Zbigniew Brzezinski: Buna üç kelimeyle cevap verebilirim: Emperyal bir baskı; hayal kırıklığı olarak Irak ve İsrail'in güvenliği.
Paul Summerville, Victoria, British Columbia: ABD için Irak’ta kaybetmek her zaman için apocaliptic bir dille sunulmuştur. Ben böyle bir sonucun birçok yorumcunun tahmin ettiği kadar çok istikrarsızlığa yol açacağına ikna olmuş değilim. Şu anda bir iç savaşın gerçekleştiğini düşünürsek Irak'ta ABD sonrası durumun nasıl olacağı hakkında bir yorum yapabilir misiniz?
Zbigniew Brzezinski: Bir iç savaş, ancak içeriden birinin zafer kazanmasıyla veya içerideki bir uzlaşmayla çözümlenebilir. Problem şudur: ABD bu sivil savaşta taraf olmaktadır ve niyeti de bunu kızıştırmaktır.
ABD’nin geri çekilmesi şu durumda kalıcı bir barış sağlamaz, hatta belki daha yoğun bir şiddete sebep olabilir. Fakat ABD’nin bu iç savaşa katılması savaşı hem yoğunlaştırır hem de devam etmesine yol açar.

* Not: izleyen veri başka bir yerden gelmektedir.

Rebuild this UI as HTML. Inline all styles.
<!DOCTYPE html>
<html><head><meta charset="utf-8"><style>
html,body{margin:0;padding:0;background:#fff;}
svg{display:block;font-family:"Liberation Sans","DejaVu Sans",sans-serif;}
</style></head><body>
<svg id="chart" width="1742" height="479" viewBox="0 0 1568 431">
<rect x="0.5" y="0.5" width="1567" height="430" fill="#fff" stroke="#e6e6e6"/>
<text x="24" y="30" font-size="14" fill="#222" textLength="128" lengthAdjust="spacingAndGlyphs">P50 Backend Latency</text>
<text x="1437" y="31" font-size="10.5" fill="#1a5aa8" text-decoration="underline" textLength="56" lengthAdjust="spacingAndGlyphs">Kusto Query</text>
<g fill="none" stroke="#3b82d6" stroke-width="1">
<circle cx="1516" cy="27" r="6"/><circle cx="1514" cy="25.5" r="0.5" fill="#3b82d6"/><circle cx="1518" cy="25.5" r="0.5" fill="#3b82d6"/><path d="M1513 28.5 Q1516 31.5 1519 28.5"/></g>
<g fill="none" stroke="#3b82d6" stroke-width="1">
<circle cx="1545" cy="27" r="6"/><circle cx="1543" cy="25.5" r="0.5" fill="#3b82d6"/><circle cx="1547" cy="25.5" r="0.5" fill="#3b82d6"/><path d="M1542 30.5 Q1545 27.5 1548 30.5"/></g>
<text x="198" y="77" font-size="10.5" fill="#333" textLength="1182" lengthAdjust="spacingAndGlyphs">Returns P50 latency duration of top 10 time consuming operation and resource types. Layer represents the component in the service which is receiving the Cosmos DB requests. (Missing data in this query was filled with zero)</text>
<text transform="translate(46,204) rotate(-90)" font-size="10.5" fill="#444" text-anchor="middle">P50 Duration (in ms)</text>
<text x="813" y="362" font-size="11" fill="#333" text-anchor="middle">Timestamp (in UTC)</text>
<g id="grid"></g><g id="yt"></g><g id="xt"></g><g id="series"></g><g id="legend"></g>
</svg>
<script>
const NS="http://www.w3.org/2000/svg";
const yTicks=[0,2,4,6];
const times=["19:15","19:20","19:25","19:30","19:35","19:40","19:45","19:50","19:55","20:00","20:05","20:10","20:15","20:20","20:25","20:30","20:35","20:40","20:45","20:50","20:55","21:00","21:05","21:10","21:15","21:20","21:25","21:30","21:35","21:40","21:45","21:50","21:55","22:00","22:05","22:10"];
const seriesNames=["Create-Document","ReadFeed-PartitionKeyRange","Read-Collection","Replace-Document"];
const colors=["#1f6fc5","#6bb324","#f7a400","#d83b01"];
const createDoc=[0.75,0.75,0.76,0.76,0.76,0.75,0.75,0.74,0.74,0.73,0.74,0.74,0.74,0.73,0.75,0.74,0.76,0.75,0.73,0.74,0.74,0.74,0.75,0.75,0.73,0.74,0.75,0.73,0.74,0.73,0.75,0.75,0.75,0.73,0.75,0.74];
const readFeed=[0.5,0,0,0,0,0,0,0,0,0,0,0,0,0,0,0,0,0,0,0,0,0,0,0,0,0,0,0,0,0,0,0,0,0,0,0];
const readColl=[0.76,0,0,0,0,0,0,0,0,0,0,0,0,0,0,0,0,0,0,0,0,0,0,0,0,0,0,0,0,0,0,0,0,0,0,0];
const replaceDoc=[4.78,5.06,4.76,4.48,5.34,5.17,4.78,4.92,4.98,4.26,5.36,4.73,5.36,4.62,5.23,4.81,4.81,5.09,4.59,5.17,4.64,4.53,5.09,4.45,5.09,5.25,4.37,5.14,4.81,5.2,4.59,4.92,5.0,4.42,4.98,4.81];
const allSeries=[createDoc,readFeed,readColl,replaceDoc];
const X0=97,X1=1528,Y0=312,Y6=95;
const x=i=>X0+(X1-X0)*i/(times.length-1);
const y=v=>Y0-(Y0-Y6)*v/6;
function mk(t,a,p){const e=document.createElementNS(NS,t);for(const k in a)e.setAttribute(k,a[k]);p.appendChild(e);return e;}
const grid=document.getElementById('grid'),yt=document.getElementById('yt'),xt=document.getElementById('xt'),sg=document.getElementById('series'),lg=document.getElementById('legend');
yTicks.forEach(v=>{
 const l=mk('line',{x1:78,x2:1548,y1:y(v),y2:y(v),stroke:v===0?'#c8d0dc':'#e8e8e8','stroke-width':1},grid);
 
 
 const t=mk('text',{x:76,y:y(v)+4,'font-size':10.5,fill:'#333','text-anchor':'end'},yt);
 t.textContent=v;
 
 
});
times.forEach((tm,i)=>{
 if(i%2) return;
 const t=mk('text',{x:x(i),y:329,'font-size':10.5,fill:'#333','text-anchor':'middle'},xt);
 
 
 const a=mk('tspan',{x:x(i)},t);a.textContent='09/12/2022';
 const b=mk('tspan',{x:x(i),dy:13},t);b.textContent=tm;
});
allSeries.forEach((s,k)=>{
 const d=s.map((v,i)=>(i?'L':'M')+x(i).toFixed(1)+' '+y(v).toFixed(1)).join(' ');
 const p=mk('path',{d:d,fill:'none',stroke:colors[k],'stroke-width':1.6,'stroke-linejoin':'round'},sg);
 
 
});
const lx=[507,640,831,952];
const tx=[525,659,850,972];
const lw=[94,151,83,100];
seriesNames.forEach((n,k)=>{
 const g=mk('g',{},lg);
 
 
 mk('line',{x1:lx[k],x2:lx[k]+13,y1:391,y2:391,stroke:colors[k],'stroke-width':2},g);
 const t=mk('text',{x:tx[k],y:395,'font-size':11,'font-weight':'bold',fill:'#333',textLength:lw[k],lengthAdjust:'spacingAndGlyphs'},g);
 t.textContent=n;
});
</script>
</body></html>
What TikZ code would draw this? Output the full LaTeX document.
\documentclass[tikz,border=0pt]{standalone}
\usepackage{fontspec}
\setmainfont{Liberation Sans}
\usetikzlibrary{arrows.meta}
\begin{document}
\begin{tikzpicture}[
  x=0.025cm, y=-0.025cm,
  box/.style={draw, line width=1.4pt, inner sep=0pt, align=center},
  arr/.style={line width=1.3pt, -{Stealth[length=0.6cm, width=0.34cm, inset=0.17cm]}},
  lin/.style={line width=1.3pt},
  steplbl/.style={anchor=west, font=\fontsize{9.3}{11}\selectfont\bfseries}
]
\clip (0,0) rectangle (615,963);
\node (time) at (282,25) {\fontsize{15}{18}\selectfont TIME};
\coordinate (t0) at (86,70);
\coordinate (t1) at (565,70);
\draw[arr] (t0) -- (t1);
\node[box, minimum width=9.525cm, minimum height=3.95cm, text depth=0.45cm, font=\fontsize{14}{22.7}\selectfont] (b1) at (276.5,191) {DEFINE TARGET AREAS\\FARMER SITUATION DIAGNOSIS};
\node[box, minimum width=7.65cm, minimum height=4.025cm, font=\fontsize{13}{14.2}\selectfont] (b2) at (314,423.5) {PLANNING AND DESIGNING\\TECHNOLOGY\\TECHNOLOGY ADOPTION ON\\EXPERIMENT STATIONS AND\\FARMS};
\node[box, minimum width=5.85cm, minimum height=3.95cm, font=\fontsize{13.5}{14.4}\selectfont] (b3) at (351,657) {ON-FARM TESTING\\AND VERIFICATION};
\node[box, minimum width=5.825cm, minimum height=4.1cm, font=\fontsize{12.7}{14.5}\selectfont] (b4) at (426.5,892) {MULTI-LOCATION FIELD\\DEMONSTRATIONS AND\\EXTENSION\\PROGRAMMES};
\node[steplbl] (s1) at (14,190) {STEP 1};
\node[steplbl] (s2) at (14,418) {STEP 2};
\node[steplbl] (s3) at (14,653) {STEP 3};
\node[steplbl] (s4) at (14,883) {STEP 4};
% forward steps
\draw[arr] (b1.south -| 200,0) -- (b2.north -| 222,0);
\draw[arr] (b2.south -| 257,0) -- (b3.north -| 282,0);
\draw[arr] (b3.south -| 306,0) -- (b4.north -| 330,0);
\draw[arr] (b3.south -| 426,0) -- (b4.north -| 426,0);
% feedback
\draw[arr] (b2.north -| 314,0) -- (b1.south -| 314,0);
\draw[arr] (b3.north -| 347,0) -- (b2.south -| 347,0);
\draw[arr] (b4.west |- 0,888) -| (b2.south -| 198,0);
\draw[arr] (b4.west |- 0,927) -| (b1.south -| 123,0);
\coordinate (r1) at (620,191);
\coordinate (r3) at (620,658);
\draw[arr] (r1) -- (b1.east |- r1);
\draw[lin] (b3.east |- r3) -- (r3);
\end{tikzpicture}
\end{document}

Ali Dicleli, Manchester, UK: Mevcut ABD yönetimi; Lübnan'ı Hamas'ı, Suriye'nin Baas Partisini, İran'daki İslami Cumhuriyetini ve Irak’taki mezhep çatışmalarını bütüncül bir büyük problemmiş gibi değerlendiriyor; oysa bunların her biri üzerinde ayrı ayrı yoğunlaşılması ve farklı çözümler bulunması gereken olaylar. Benim gözlemlerime siz de katılıyor musunuz ve Demokratların ABD askeri birliklerini Irak'tan geri çekmek dışında ne gibi alternatif çözümleri var?

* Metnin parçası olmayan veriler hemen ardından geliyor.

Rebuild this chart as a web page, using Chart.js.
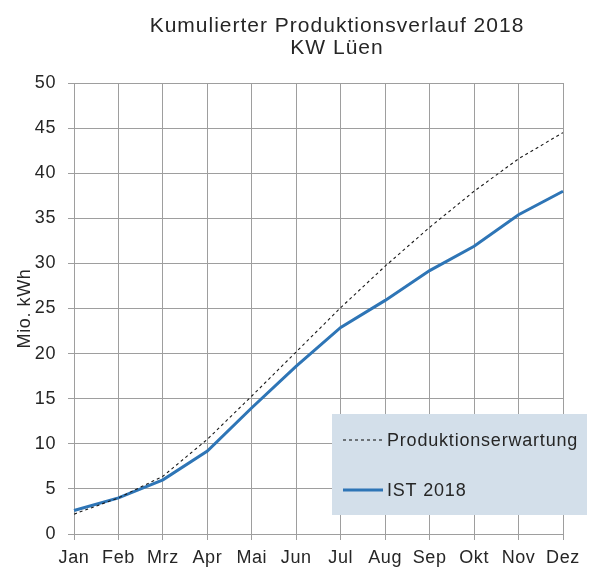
<!DOCTYPE html>
<html>
<head>
<meta charset="utf-8">
<script src="https://cdn.jsdelivr.net/npm/chart.js@4"></script>
<style>
    html, body { margin: 0; padding: 0; background: #fff; }
    #wrap { position: relative; width: 590px; height: 567px; }
</style>
</head>
<body>
<div id="wrap"><canvas id="prodChart"></canvas></div>
<script>
// Kumulierter Produktionsverlauf 2018 - KW Lüen

const months = ['Jan', 'Feb', 'Mrz', 'Apr', 'Mai', 'Jun', 'Jul', 'Aug', 'Sep', 'Okt', 'Nov', 'Dez'];
const erwartung = [2.2, 4.0, 6.4, 10.5, 15.3, 20.2, 25.1, 29.7, 34.0, 38.0, 41.6, 44.5];
const ist2018 = [2.6, 4.0, 6.0, 9.2, 14.0, 18.6, 22.9, 25.9, 29.2, 31.9, 35.4, 38.0];
const titleLines = ['Kumulierter Produktionsverlauf 2018', 'KW Lüen'];
const yLabel = 'Mio. kWh';

const FONT = '"Liberation Sans", Arial, sans-serif';
const TEXT = '#262626';
const GRID = '#9e9e9e';

/**
 * Excel-like text spacing for every label Chart.js draws
 */
const spacingPlugin = {
    id: 'spacing',
    beforeDraw(chart) {
        chart.ctx.letterSpacing = '0.6px';
    }
};

/**
 * Title, y label and the boxed legend drawn on the canvas
 */
const decorPlugin = {
    id: 'decor',
    afterDraw(chart) {
        const ctx = chart.ctx;
        const area = chart.chartArea;
        ctx.save();
        ctx.fillStyle = TEXT;
        ctx.textAlign = 'center';
        ctx.textBaseline = 'middle';
        ctx.letterSpacing = '1px';
        ctx.font = '21px ' + FONT;
        ctx.fillText(titleLines[0], 337, 26);
        ctx.fillText(titleLines[1], 337, 48);

        // y axis label
        ctx.save();
        ctx.letterSpacing = '0.6px';
        ctx.translate(25, (area.top + area.bottom) / 2);
        ctx.rotate(-Math.PI / 2);
        ctx.font = '18px ' + FONT;
        ctx.fillText(yLabel, 0, 0);
        ctx.restore();

        // legend box
        const bx = 332, by = 414, bw = 255, bh = 101;
        ctx.fillStyle = '#d3dfea';
        ctx.fillRect(bx, by, bw, bh);
        ctx.textAlign = 'left';
        ctx.letterSpacing = '0.8px';
        ctx.font = '18px ' + FONT;
        const rows = [440, 490];
        chart.data.datasets.forEach((ds, i) => {
            ctx.beginPath();
            ctx.strokeStyle = ds.borderColor;
            ctx.lineWidth = ds.borderWidth;
            ctx.setLineDash(ds.borderDash || []);
            ctx.moveTo(343, rows[i]);
            ctx.lineTo(383, rows[i]);
            ctx.stroke();
            ctx.setLineDash([]);
            ctx.fillStyle = TEXT;
            ctx.fillText(ds.label, 387, rows[i] + 1);
        });
        ctx.restore();
    }
};

new Chart(document.getElementById('prodChart'), {
    type: 'line',
    data: {
        labels: months,
        datasets: [{
            label: 'Produktionserwartung',
            data: erwartung,
            borderColor: '#1a1a1a',
            borderWidth: 1.1,
            borderDash: [3, 3],
            pointRadius: 0,
            tension: 0
        }, {
            label: 'IST 2018',
            data: ist2018,
            borderColor: '#2e75b6',
            borderWidth: 3,
            pointRadius: 0,
            tension: 0
        }]
    },
    options: {
        responsive: true,
        maintainAspectRatio: false,
        animation: false,
        layout: { padding: { top: 83, right: 27, left: 0, bottom: 0 } },
        plugins: {
            legend: { display: false },
            title: { display: false },
            tooltip: { enabled: false }
        },
        scales: {
            x: {
                offset: false,
                grid: { color: GRID, lineWidth: 1, tickLength: 6 },
                border: { color: GRID },
                ticks: { color: TEXT, font: { family: FONT, size: 18 }, padding: 7, maxRotation: 0, autoSkip: false },
                afterFit(scale) { scale.height = 33; }
            },
            y: {
                min: 0,
                max: 50,
                grid: { color: GRID, lineWidth: 1, tickLength: 6 },
                border: { color: GRID },
                ticks: { stepSize: 5, color: TEXT, font: { family: FONT, size: 18 }, padding: 12 },
                afterFit(scale) { scale.width = 74; }
            }
        }
    },
    plugins: [spacingPlugin, decorPlugin]
});
</script>
</body>
</html>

Zbigniew Brzezinski: Bahsettiğin problemlerin farklı problemler olduğuna ben de katılıyorum. Öyle sanıyorum ki bunlar benim yazdıklarımdan da apaçık görülüyor.
Maurizio Veneziani, Roma, İtalya: Eğer İran'ı nükleer enerji geliştirmekten alıkoymak için harcanan tüm çabaya rağmen bunun başarılamadığını farz edersek, İsrail ve ABD bu durumda ne yapmalıdır? Ve mevcut radikal İran Lideri'ni düşünürsek, ABD, İsrail ve Körfez ülkeleri böyle bir stratejik tehdide dayanabilecek güçte mi?
Zbigniew Brzezinski: Yapıcı ve sabırlı müzakerelerle bu sorunu çözmek için önümüzde en az bir kaç sene var. Tüm bu durumu şiddetlendiren tehditkâr tavırlar ve savaş tehditleri onlara sabırsızlarmış gibi bir görünüm veriyor ve bu en basitinden tehlikeli ve amaçlarının tam tersine yol açacak bir davranış.